--- START OF SUPPLIED INFORMATION ---
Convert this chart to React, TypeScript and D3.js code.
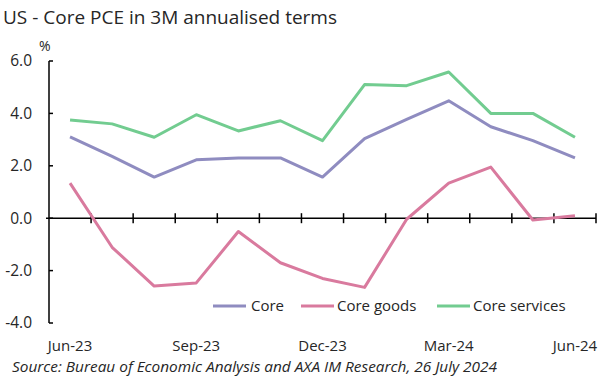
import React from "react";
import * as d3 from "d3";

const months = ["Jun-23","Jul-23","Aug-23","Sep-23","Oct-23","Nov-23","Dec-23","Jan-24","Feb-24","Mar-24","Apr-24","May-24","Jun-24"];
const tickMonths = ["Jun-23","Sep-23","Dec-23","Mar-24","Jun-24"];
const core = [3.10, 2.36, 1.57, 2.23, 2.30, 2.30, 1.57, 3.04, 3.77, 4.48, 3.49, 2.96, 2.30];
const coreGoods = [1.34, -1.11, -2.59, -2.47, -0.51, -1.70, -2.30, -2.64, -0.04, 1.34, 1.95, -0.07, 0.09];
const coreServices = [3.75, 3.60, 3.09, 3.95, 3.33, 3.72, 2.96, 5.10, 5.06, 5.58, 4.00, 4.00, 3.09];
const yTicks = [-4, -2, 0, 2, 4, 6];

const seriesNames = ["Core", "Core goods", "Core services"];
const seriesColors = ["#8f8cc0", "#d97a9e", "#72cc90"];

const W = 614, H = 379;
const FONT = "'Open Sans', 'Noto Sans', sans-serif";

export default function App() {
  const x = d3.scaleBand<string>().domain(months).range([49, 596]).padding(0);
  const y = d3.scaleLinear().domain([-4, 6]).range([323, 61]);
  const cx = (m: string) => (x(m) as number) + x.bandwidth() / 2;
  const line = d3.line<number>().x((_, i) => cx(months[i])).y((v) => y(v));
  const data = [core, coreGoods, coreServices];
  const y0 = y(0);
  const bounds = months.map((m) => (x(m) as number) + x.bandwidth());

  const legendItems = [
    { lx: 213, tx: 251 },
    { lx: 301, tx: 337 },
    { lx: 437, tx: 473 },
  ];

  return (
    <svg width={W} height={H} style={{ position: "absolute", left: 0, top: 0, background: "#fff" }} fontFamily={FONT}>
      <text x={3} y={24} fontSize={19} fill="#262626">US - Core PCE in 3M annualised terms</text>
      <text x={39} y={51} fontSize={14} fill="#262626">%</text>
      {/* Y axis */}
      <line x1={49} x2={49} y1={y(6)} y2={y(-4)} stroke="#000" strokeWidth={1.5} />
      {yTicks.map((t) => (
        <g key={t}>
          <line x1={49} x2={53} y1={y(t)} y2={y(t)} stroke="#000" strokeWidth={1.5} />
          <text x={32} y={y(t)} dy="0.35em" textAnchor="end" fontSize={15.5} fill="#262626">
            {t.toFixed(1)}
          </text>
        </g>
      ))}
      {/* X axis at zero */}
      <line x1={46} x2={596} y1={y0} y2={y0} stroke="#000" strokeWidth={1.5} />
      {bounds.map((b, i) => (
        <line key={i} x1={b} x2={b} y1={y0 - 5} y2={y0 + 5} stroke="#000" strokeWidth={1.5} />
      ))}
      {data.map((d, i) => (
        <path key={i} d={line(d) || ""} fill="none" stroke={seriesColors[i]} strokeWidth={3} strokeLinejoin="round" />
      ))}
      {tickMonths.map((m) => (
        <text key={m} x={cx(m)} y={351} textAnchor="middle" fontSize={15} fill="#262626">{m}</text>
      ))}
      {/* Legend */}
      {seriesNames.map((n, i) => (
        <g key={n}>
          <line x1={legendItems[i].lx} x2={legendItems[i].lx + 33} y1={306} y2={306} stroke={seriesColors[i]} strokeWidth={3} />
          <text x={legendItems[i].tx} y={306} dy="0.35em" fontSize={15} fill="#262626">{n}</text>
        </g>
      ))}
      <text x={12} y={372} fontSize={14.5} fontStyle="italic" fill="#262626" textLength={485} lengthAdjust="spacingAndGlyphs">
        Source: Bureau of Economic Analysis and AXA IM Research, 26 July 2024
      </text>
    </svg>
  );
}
--- END OF SUPPLIED INFORMATION ---
» DIRECTIONS FOR THIS TASK:
Repeat all the data as it stands, dropping any images it holds.

» CORRECT OUTPUT:
Convert this chart to React, TypeScript and D3.js code.
import React from "react";
import * as d3 from "d3";

const months = ["Jun-23","Jul-23","Aug-23","Sep-23","Oct-23","Nov-23","Dec-23","Jan-24","Feb-24","Mar-24","Apr-24","May-24","Jun-24"];
const tickMonths = ["Jun-23","Sep-23","Dec-23","Mar-24","Jun-24"];
const core = [3.10, 2.36, 1.57, 2.23, 2.30, 2.30, 1.57, 3.04, 3.77, 4.48, 3.49, 2.96, 2.30];
const coreGoods = [1.34, -1.11, -2.59, -2.47, -0.51, -1.70, -2.30, -2.64, -0.04, 1.34, 1.95, -0.07, 0.09];
const coreServices = [3.75, 3.60, 3.09, 3.95, 3.33, 3.72, 2.96, 5.10, 5.06, 5.58, 4.00, 4.00, 3.09];
const yTicks = [-4, -2, 0, 2, 4, 6];

const seriesNames = ["Core", "Core goods", "Core services"];
const seriesColors = ["#8f8cc0", "#d97a9e", "#72cc90"];

const W = 614, H = 379;
const FONT = "'Open Sans', 'Noto Sans', sans-serif";

export default function App() {
  const x = d3.scaleBand<string>().domain(months).range([49, 596]).padding(0);
  const y = d3.scaleLinear().domain([-4, 6]).range([323, 61]);
  const cx = (m: string) => (x(m) as number) + x.bandwidth() / 2;
  const line = d3.line<number>().x((_, i) => cx(months[i])).y((v) => y(v));
  const data = [core, coreGoods, coreServices];
  const y0 = y(0);
  const bounds = months.map((m) => (x(m) as number) + x.bandwidth());

  const legendItems = [
    { lx: 213, tx: 251 },
    { lx: 301, tx: 337 },
    { lx: 437, tx: 473 },
  ];

  return (
    <svg width={W} height={H} style={{ position: "absolute", left: 0, top: 0, background: "#fff" }} fontFamily={FONT}>
      <text x={3} y={24} fontSize={19} fill="#262626">US - Core PCE in 3M annualised terms</text>
      <text x={39} y={51} fontSize={14} fill="#262626">%</text>
      {/* Y axis */}
      <line x1={49} x2={49} y1={y(6)} y2={y(-4)} stroke="#000" strokeWidth={1.5} />
      {yTicks.map((t) => (
        <g key={t}>
          <line x1={49} x2={53} y1={y(t)} y2={y(t)} stroke="#000" strokeWidth={1.5} />
          <text x={32} y={y(t)} dy="0.35em" textAnchor="end" fontSize={15.5} fill="#262626">
            {t.toFixed(1)}
          </text>
        </g>
      ))}
      {/* X axis at zero */}
      <line x1={46} x2={596} y1={y0} y2={y0} stroke="#000" strokeWidth={1.5} />
      {bounds.map((b, i) => (
        <line key={i} x1={b} x2={b} y1={y0 - 5} y2={y0 + 5} stroke="#000" strokeWidth={1.5} />
      ))}
      {data.map((d, i) => (
        <path key={i} d={line(d) || ""} fill="none" stroke={seriesColors[i]} strokeWidth={3} strokeLinejoin="round" />
      ))}
      {tickMonths.map((m) => (
        <text key={m} x={cx(m)} y={351} textAnchor="middle" fontSize={15} fill="#262626">{m}</text>
      ))}
      {/* Legend */}
      {seriesNames.map((n, i) => (
        <g key={n}>
          <line x1={legendItems[i].lx} x2={legendItems[i].lx + 33} y1={306} y2={306} stroke={seriesColors[i]} strokeWidth={3} />
          <text x={legendItems[i].tx} y={306} dy="0.35em" fontSize={15} fill="#262626">{n}</text>
        </g>
      ))}
      <text x={12} y={372} fontSize={14.5} fontStyle="italic" fill="#262626" textLength={485} lengthAdjust="spacingAndGlyphs">
        Source: Bureau of Economic Analysis and AXA IM Research, 26 July 2024
      </text>
    </svg>
  );
}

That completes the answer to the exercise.